NEW YORK, AUG. 27 -- Two men charged with operating an unlicensed radio station from a ship will not be prosecuted if they promise not to resume the illegal broadcasts, federal officials said today.
But on hearing the good news, Ivan Rothstein and Alan Weiner, known as the "radio pirates," vowed to resume broadcasting as soon as possible.
And on hearing the pirates' defiant response, Assistant U.S. Attorney Matthew Fishbein in Brooklyn said, "If they are dumb enough to resume broadcasting, then we would prosecute -- not only for future violations but for past violations."
Rothstein and Weiner were arrested July 28 by the Coast Guard and agents of the Federal Communications Commission in a predawn raid. Their ship, Sarah, served as a studio for their radio station RNI -- Radio New York International -- which broadcast "free-form" rock and roll.

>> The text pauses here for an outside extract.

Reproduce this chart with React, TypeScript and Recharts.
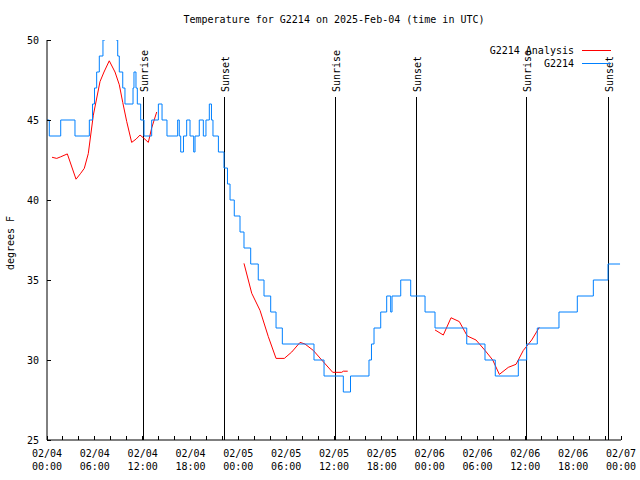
import { Legend, Line, LineChart, ReferenceLine, XAxis, YAxis } from 'recharts';

const FONT = '"DejaVu Sans Mono", monospace';

// hours since 02/04 00:00 UTC
const blueHours = [
  0, 0.29, 1.72, 3.51, 5.31, 5.71, 5.96, 6.23, 6.56, 7.02, 7.28, 8.66, 8.87, 9.07, 9.5, 9.78, 10.79, 10.91,
  11.16, 11.33, 11.75, 12.17, 13.13, 13.97, 14.43, 15.05, 16.39, 16.59, 16.77, 17.12, 17.52, 17.94, 18.4,
  18.57, 19.1, 19.61, 19.94, 20.36, 20.63, 20.82, 21.5, 22.2, 22.64, 22.96, 23.49, 24.21, 24.71, 25.55,
  26.5, 27.22, 28.06, 28.73, 29.52, 33.49, 34.75, 37.17, 38.07, 40.39, 40.7, 41.02, 41.86, 42.61, 43.11,
  43.28, 44.37, 45.62, 47.42, 48.67, 52.65, 54.94, 56.23, 59.12, 60.17, 61.5, 64.22, 66.52, 68.53, 70.37,
  71.88,
];
const blueTemps = [
  45, 44, 45, 44, 45, 46, 47, 48, 49, 50, 51, 50, 49, 48, 47, 46, 47, 48,
  47, 46, 45, 44, 45, 46, 45, 44, 45, 44, 43, 44, 45, 44, 43,
  44, 45, 44, 45, 46, 45, 44, 43, 42, 41, 40, 39, 38, 37, 36,
  35, 34, 33, 32, 31, 30, 29, 28, 29, 30, 31, 32, 33, 34, 33,
  34, 35, 34, 33, 32, 31, 30, 29, 30, 31, 32, 33, 34, 35, 36,
  36,
];

const redHours = [
  0.63, 1.22, 1.72, 2.55, 3.64, 4.23, 4.68, 5.18, 5.81, 6.65, 7.15, 7.81, 8.53, 9.07, 9.5, 10.0, 10.62,
  11.16, 11.67, 12.17, 12.71, 13.13, 13.76, 19,
  24.71, 25.68, 26.72, 27.76, 28.73, 29.77, 30.7, 31.74, 32.36, 33.4, 34.46, 35.84, 36.97, 37.17, 37.72, 42,
  48.67, 49.71, 50.68, 51.72, 52.72, 53.81, 54.94, 55.91, 56.74, 57.86, 58.83, 59.75, 60.8, 61.75,
];
const redTemps = [
  42.67, 42.6, 42.7, 42.88, 41.3, 41.67, 41.98, 42.9, 45.3, 47.4, 48.0, 48.7, 48.0, 47.2, 46.1, 44.9, 43.6,
  43.8, 44.06, 43.85, 43.6, 44.5, 45.5, null,
  36.04, 34.17, 33.1, 31.46, 30.1, 30.1, 30.5, 31.1, 31.0, 30.6, 30.0, 29.23, 29.23, 29.3, 29.3, null,
  31.88, 31.56, 32.64, 32.4, 31.5, 31.25, 30.6, 30.0, 29.1, 29.54, 29.73, 30.6, 31.25, 32.04,
];

const sunHours = [12.08, 22.25, 36.17, 46.3, 60.1, 70.4];
const sunLabels = ['Sunrise', 'Sunset', 'Sunrise', 'Sunset', 'Sunrise', 'Sunset'];

const seriesNames = ['G2214 Analysis', 'G2214'];

const xTicks = Array.from({ length: 37 }, (_, i) => i * 2);
const labelHours = [0, 6, 12, 18, 24, 30, 36, 42, 48, 54, 60, 66, 72];
const dateLabels = ['02/04', '02/04', '02/04', '02/04', '02/05', '02/05', '02/05', '02/05', '02/06', '02/06', '02/06', '02/06', '02/07'];
const timeLabels = ['00:00', '06:00', '12:00', '18:00', '00:00', '06:00', '12:00', '18:00', '00:00', '06:00', '12:00', '18:00', '00:00'];
const yTicks = [25, 30, 35, 40, 45, 50];

const blueData = blueHours.map((t, i) => ({ t, v: blueTemps[i] }));
const redData = redHours.map((t, i) => ({ t, v: redTemps[i] }));

const textStyle = { fontFamily: FONT, fontSize: 10, fill: '#000' };

function BottomTick({ x, y, payload }: any) {
  const i = labelHours.indexOf(payload.value);
  return (
    <g>
      <line x1={x} x2={x} y1={y} y2={y - 4} stroke="#000" shapeRendering="crispEdges" />
      {i >= 0 && (
        <>
          <text x={x} y={y + 17} textAnchor="middle" style={textStyle}>{dateLabels[i]}</text>
          <text x={x} y={y + 30} textAnchor="middle" style={textStyle}>{timeLabels[i]}</text>
        </>
      )}
    </g>
  );
}

function TopTick({ x, y }: any) {
  return <line x1={x} x2={x} y1={y} y2={y + 4} stroke="#000" shapeRendering="crispEdges" />;
}

function LeftTick({ x, y, payload }: any) {
  return (
    <g>
      <line x1={x} x2={x + 4} y1={y} y2={y} stroke="#000" shapeRendering="crispEdges" />
      <text x={x - 8} y={y + 3.5} textAnchor="end" style={textStyle}>{payload.value}</text>
    </g>
  );
}

function RightTick({ x, y }: any) {
  return <line x1={x - 4} x2={x} y1={y} y2={y} stroke="#000" shapeRendering="crispEdges" />;
}

const sunShape = (label: string) => (props: any) => {
  const x = props.x1;
  const top = Math.min(props.y1, props.y2);
  const bottom = Math.max(props.y1, props.y2);
  return (
    <g>
      <line x1={x} x2={x} y1={top + 57} y2={bottom} stroke="#000" shapeRendering="crispEdges" />
      <text
        x={x + 5}
        y={top + 52}
        transform={`rotate(-90 ${x + 5} ${top + 52})`}
        textAnchor="start"
        style={textStyle}
      >
        {label}
      </text>
    </g>
  );
};

function renderLegend({ payload }: any) {
  const items = [...(payload || [])].sort(
    (a: any, b: any) => seriesNames.indexOf(a.value) - seriesNames.indexOf(b.value),
  );
  return (
    <div style={{ fontFamily: FONT, fontSize: 10 }}>
      {items.map((p: any) => (
        <div key={p.value} style={{ display: 'flex', justifyContent: 'flex-end', alignItems: 'center', height: 13 }}>
          <span style={{ whiteSpace: 'nowrap' }}>{p.value}</span>
          <svg width={38} height={13}>
            <line x1={8} x2={37} y1={6.5} y2={6.5} stroke={p.color} />
          </svg>
        </div>
      ))}
    </div>
  );
}

export default function App() {
  return (
    <div style={{ position: 'absolute', left: 0, top: 0, width: 640, height: 480, background: '#fff' }}>
      <div
        style={{
          position: 'absolute', left: 47, top: 14, width: 574, textAlign: 'center',
          fontFamily: FONT, fontSize: 10, lineHeight: '12px', zIndex: 2,
        }}
      >
        Temperature for G2214 on 2025-Feb-04 (time in UTC)
      </div>
      <div
        style={{
          position: 'absolute', left: -25.5, top: 237, width: 72, height: 12, textAlign: 'center',
          fontFamily: FONT, fontSize: 10, lineHeight: '12px', whiteSpace: 'nowrap',
          transform: 'rotate(-90deg)', zIndex: 2,
        }}
      >
        degrees F
      </div>
      <LineChart width={640} height={480} margin={{ top: 40, right: 19, bottom: 0, left: 0 }}>
        <XAxis
          type="number"
          dataKey="t"
          domain={[0, 72]}
          ticks={xTicks}
          interval={0}
          allowDataOverflow
          height={40}
          tickSize={0}
          tickMargin={0}
          tickLine={false}
          axisLine={{ stroke: '#000' }}
          tick={<BottomTick />}
        />
        <XAxis
          xAxisId="top"
          orientation="top"
          type="number"
          dataKey="t"
          domain={[0, 72]}
          ticks={xTicks}
          interval={0}
          height={0}
          tickSize={0}
          tickMargin={0}
          tickLine={false}
          axisLine={{ stroke: '#000' }}
          tick={<TopTick />}
        />
        <YAxis
          domain={[25, 50]}
          ticks={yTicks}
          interval={0}
          allowDataOverflow
          width={47}
          tickSize={0}
          tickMargin={0}
          tickLine={false}
          axisLine={{ stroke: '#000' }}
          tick={<LeftTick />}
        />
        <YAxis
          yAxisId="right"
          orientation="right"
          domain={[25, 50]}
          ticks={yTicks}
          interval={0}
          width={0}
          tickSize={0}
          tickMargin={0}
          tickLine={false}
          axisLine={{ stroke: '#000' }}
          tick={<RightTick />}
        />
        {sunHours.map((h, i) => (
          <ReferenceLine key={i} x={h} stroke="#000" shape={sunShape(sunLabels[i])} />
        ))}
        <Line
          data={redData}
          dataKey="v"
          name={seriesNames[0]}
          type="linear"
          stroke="#ff0000"
          strokeWidth={1}
          dot={false}
          activeDot={false}
          connectNulls={false}
          isAnimationActive={false}
        />
        <Line
          data={blueData}
          dataKey="v"
          name={seriesNames[1]}
          type="stepAfter"
          stroke="#0080ff"
          strokeWidth={1}
          dot={false}
          activeDot={false}
          isAnimationActive={false}
        />
        <Legend
          layout="vertical"
          align="center"
          verticalAlign="middle"
          wrapperStyle={{ left: 440, top: 43.5, width: 172 }}
          content={renderLegend}
        />
      </LineChart>
    </div>
  );
}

Rothstein, 25, and Weiner, 34, were charged with breaking international radio law and faced a possible five-year prison term and $250,000 fine.
Andrew J. Maloney, the U.S. Attorney for the Eastern District of New York, said today that "no further governmental purpose would be served by pursuing the criminal charges. By shutting down the illegal station, the FCC achieved what it set out to accomplish."
Maloney noted that because of the intricacies of international radio law, there was a legitimate question whether the defendants understood that their broadcasts were illegal.
Rothstein and Weiner repeatedly had said they were within their First Amendment rights and maintained today that they do not need an FCC license. The "pirates" had anchored their floating radio station four miles off the Long Island coast and claimed they were in international waters.
The government chose not to prosecute, Fishbein said, because "they are not drug dealers or career criminals. If they abide by the law from now on, in the interest of justice, we thought this was the right thing to do." But he warned, "We have clearly established that what they have done is against the law. Unofficially, they're on probation. If they resume broadcasting, at that point we have given them every opportunity and will prosecute."
Margaret Mayo, a lawyer representing the "pirates," challenged the government's threat against her clients. "What's the point of dropping the case if they had done something illegal?" Mayo asked. She said she is considering filing a $1 million lawsuit against the Coast Guard and the FCC for false arrest and civil rights violations.
The "pirates" say they plan to regain their rusty 200-foot vessel, which sprang a leak after the Coast Guard raid and is being repaired at a Boston shipyard. Their broadcasting equipment also needs repair since the Coast Guard and the FCC dismantled it.